The majority of those cases have been since May, like the gay bar C.C. Attles in Seattle, which got an alert from Yelp after it made patrons show proof of vaccination at the door. Earlier this month, Moe’s Cantina in Chicago’s River North neighborhood got spammed after it attempted to isolate vaccinated customers from unvaccinated ones.
Spamming a business with one-star reviews is not a new tactic. In fact, perhaps the best-known case is Colorado’s Masterpiece bakery, which won a 2018 Supreme Court battle for refusing to make a wedding cake for a same-sex couple, after which it got pummeled by one-star reviews. “People are still writing fake reviews. People will always write fake reviews,” Liu says.
But he adds that today’s online audience know that platforms use algorithms to detect and flag problematic words, so bad actors can mask their grievances by blaming poor restaurant service like a more typical negative review to ensure the rating stays up — and counts.
That seems to have been the case with Knapp’s bar. His Yelp review included comments like “There was hair in my food” or alleged cockroach sightings. “Really ridiculous, fantastic shit,” Knapp says. “If you looked at previous reviews, you would understand immediately that this doesn’t make sense.”
Liu also says there is a limit to how much Yelp can improve their spam detection, since natural language — or the way we speak, read, and write — “is very tough for computer systems to detect.”
But Liu doesn’t think putting a human being in charge of figuring out which reviews are spam or not will solve the problem. “Human beings can’t do it,” he says. “Some people might get it right, some people might get it wrong. I have fake reviews on my webpage and even I can’t tell which are real or not.”
You might notice that I’ve only mentioned Yelp reviews thus far, despite the fact that Google reviews — which appear in the business description box on the right side of the Google search results page under “reviews” — is arguably more influential. That’s because Google’s review operations are, frankly, even more mysterious.
While businesses I spoke to said Yelp worked with them on identifying spam reviews, none of them had any luck with contacting Google’s team. “You would think Google would say, ‘Something is fucked up here,’” Knapp says. “These are IP addresses from overseas. It really undermines the review platform when things like this are allowed to happen.”
Google did not respond to multiple requests for comment; however, within a few hours of our call, Knapp said some problematic reviews on Google had cleared up for him. Smith said he had not yet gotten any response from Google about reviews, save for automated responses saying that multiple reviews he had flagged did not qualify getting taken down because “the reviews in question don’t fall under any of the violation categories, according to our policies.”
Spam reviews aren’t going anywhere and will continue to be a problem for years to come.
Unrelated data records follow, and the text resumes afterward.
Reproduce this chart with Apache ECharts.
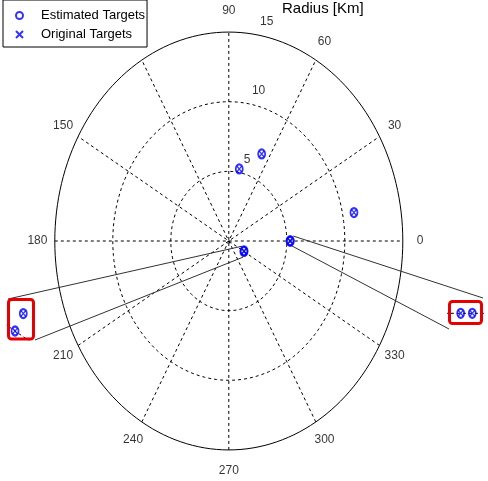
<!DOCTYPE html>
<html>
<head>
<meta charset="utf-8">
<script src="https://cdn.jsdelivr.net/npm/echarts@6/dist/echarts.min.js"></script>
<style>
  html, body { margin: 0; padding: 0; background: #fff; }
  #main { width: 488px; height: 481px; }
</style>
</head>
<body>
<div id="main"></div>
<script>
// targets in polar form: radius [km], angle [deg]
var estRadius = [5.25, 6.86, 10.98, 5.27, 5.31, 1.50, 1.5003];
var estAngle = [80.1, 65.6, 10.7, 0, 0, 330, 331.54];
var orgRadius = [5.25, 6.86, 10.98, 5.27, 5.31, 1.50, 1.5003];
var orgAngle = [80.1, 65.6, 10.7, 0, 0, 330, 331.54];

// polar grid
var ringRadius = [5, 10, 15];
var spokeAngle = [0, 30, 60, 90, 120, 150];
var angleTicks = [0, 30, 60, 90, 120, 150, 180, 210, 240, 270, 300, 330];
var radiusTicks = [5, 10, 15];

// zoom windows of the two insets [xmin, xmax, ymin, ymax] in km
var leftZoom = [1.2797, 1.3472, -0.7681, -0.6837];
var rightZoom = [5.2262, 5.3469, -0.0336, 0.0382];

var rMax = 15;
var blue = '#0000ff';
var numFont = "'Liberation Sans Narrow', 'Arial Narrow', sans-serif";
var textFont = "'Liberation Sans', Arial, sans-serif";

function toXY(r, deg) {
  var a = deg * Math.PI / 180;
  return [r * Math.cos(a), r * Math.sin(a)];
}

function points(rs, as) {
  var out = [];
  for (var i = 0; i < rs.length; i++) out.push(toXY(rs[i], as[i]));
  return out;
}

var chart = echarts.init(document.getElementById('main'));
var series = [];

// rings
ringRadius.forEach(function (r) {
  var d = [];
  for (var a = 0; a <= 360; a += 2) d.push(toXY(r, a));
  series.push({
    type: 'line', xAxisIndex: 0, yAxisIndex: 0, data: d,
    showSymbol: false, silent: true, z: 1,
    lineStyle: { color: '#000', width: 1, type: r === rMax ? 'solid' : [3, 3] }
  });
});

// spokes, in the main plot and in both insets
[0, 1, 2].forEach(function (g) {
  spokeAngle.forEach(function (a) {
    series.push({
      type: 'line', xAxisIndex: g, yAxisIndex: g,
      data: [toXY(-rMax, a), toXY(rMax, a)],
      showSymbol: false, silent: true, z: 1,
      lineStyle: { color: '#000', width: 1, type: [3, 3] }
    });
  });
});

// targets
[0, 1, 2].forEach(function (g) {
  series.push({
    name: 'Estimated Targets', type: 'scatter', xAxisIndex: g, yAxisIndex: g,
    data: points(estRadius, estAngle), clip: true,
    symbol: 'circle', symbolSize: [7, 9], z: 5,
    itemStyle: { color: 'rgba(0,0,0,0)', borderColor: blue, borderWidth: 2 }
  });
  series.push({
    name: 'Original Targets', type: 'scatter', xAxisIndex: g, yAxisIndex: g,
    data: points(orgRadius, orgAngle), clip: true,
    symbol: 'path://M0,0L10,10M0,10L10,0', symbolSize: [5, 6], z: 6,
    itemStyle: { color: 'rgba(0,0,0,0)', borderColor: blue, borderWidth: 1.3 }
  });
});

// angle labels
series.push({
  type: 'scatter', xAxisIndex: 0, yAxisIndex: 0, silent: true, symbolSize: 1,
  itemStyle: { color: 'rgba(0,0,0,0)' },
  data: angleTicks.map(function (a) {
    return { name: String(a), value: toXY(rMax * 1.1, a) };
  }),
  label: {
    show: true, position: 'inside', formatter: '{b}',
    fontFamily: numFont, fontSize: 12, color: '#000'
  }
});

// radius labels
series.push({
  type: 'scatter', xAxisIndex: 0, yAxisIndex: 0, silent: true, symbolSize: 1,
  itemStyle: { color: 'rgba(0,0,0,0)' },
  data: radiusTicks.map(function (r) {
    return { name: String(r), value: toXY(r, 82) };
  }),
  label: {
    show: true, position: 'inside', formatter: '{b}', align: 'left',
    offset: [7, -12], fontFamily: numFont, fontSize: 12, color: '#000'
  }
});

var option = {
  animation: false,
  backgroundColor: '#fff',
  title: {
    text: 'Radius [Km]', left: 282, top: 1, padding: 0,
    textStyle: { fontFamily: textFont, fontSize: 15, fontWeight: 'normal', color: '#000' }
  },
  legend: {
    data: ['Estimated Targets', 'Original Targets'],
    orient: 'vertical', left: 3, top: 0,
    padding: [9, 2, 6, 12], itemGap: 6,
    itemWidth: 7, itemHeight: 9,
    backgroundColor: '#fff', borderColor: '#000', borderWidth: 1,
    textStyle: { fontFamily: textFont, fontSize: 13, color: '#000', padding: [0, 0, 0, 13] }
  },
  grid: [
    { left: 8.4, top: 5.6, width: 440.8, height: 470.8 },
    { left: 7, top: 298, width: 28, height: 42 },
    { left: 448, top: 300, width: 35, height: 25 }
  ],
  xAxis: [
    { gridIndex: 0, type: 'value', min: -19, max: 19, show: false },
    { gridIndex: 1, type: 'value', min: leftZoom[0], max: leftZoom[1], show: false },
    { gridIndex: 2, type: 'value', min: rightZoom[0], max: rightZoom[1], show: false }
  ],
  yAxis: [
    { gridIndex: 0, type: 'value', min: -16.9, max: 16.9, show: false },
    { gridIndex: 1, type: 'value', min: leftZoom[2], max: leftZoom[3], show: false },
    { gridIndex: 2, type: 'value', min: rightZoom[2], max: rightZoom[3], show: false }
  ],
  series: series
};
chart.setOption(option);

// inset frames and the lines tying them to the clusters
var e1 = toXY(estRadius[5], estAngle[5]), e2 = toXY(estRadius[6], estAngle[6]);
var d1 = toXY(estRadius[3], estAngle[3]), d2 = toXY(estRadius[4], estAngle[4]);
var pL = chart.convertToPixel({ gridIndex: 0 }, [(e1[0] + e2[0]) / 2, (e1[1] + e2[1]) / 2]);
var pR = chart.convertToPixel({ gridIndex: 0 }, [(d1[0] + d2[0]) / 2, (d1[1] + d2[1]) / 2]);
var lineStyle = { stroke: '#333', lineWidth: 1 };
chart.setOption({
  graphic: [
    { type: 'line', z: 3, shape: { x1: pL[0] - 2, y1: pL[1] - 5, x2: 8, y2: 299 }, style: lineStyle },
    { type: 'line', z: 3, shape: { x1: pL[0] - 1, y1: pL[1] + 6, x2: 35, y2: 340 }, style: lineStyle },
    { type: 'line', z: 3, shape: { x1: pR[0] + 3, y1: pR[1] - 5, x2: 483, y2: 298 }, style: lineStyle },
    { type: 'line', z: 3, shape: { x1: pR[0], y1: pR[1] + 4, x2: 449, y2: 329 }, style: lineStyle },
    { type: 'rect', z: 10, shape: { x: 8.5, y: 299.5, width: 25, height: 39.5, r: 3 },
      style: { fill: null, stroke: '#e60000', lineWidth: 3 } },
    { type: 'rect', z: 10, shape: { x: 449.5, y: 301.5, width: 32, height: 22, r: 3 },
      style: { fill: null, stroke: '#e60000', lineWidth: 3 } }
  ]
});
</script>
</body>
</html>
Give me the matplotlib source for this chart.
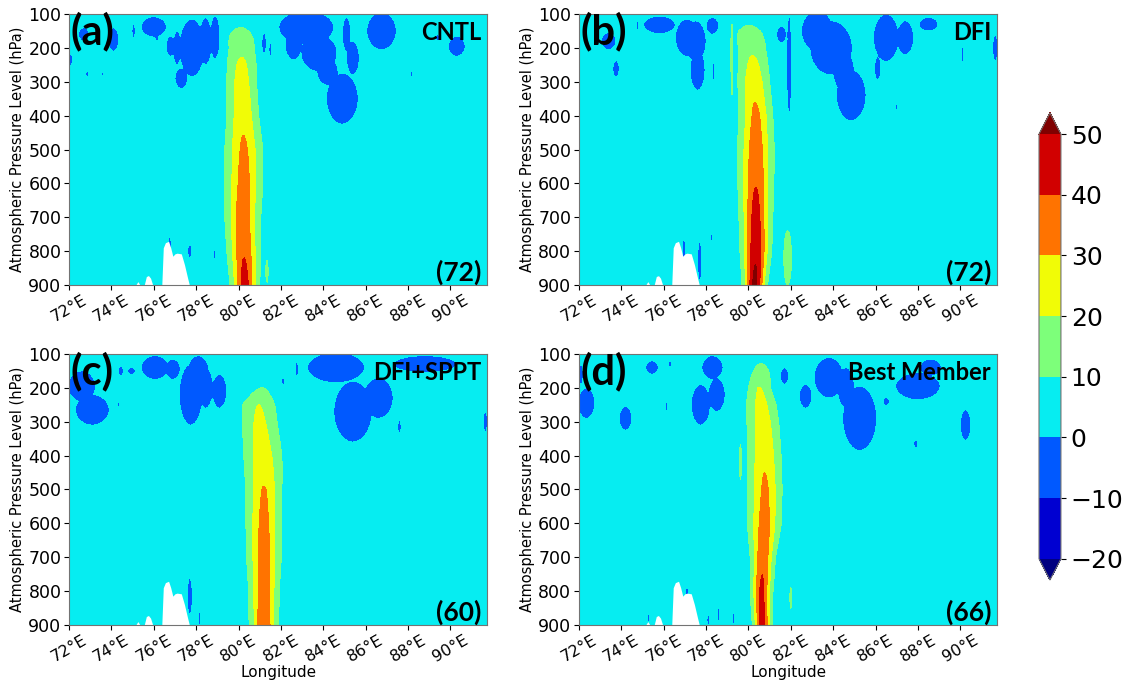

And the fact remains that online communities — like the European anti-vaxxers that descended upon Mother’s Ruin’s reviews — can destroy faraway livelihoods with the click of a star rating.
Those ratings haunt business owners like Smith. “I still have folks putting one-star reviews on our Google listing,” he says. “Outliers pull down averages, that’s math. It’s a pretty effective means of attack for the folks who do this.”
Knapp feels equally frustrated and helpless. “We’re just trying to survive through the most traumatic experience that’s ever hit the hospitality industry,” he says. “The idea that we are under attack by this community and there is no real vehicle to combat it, that’s frustrating.”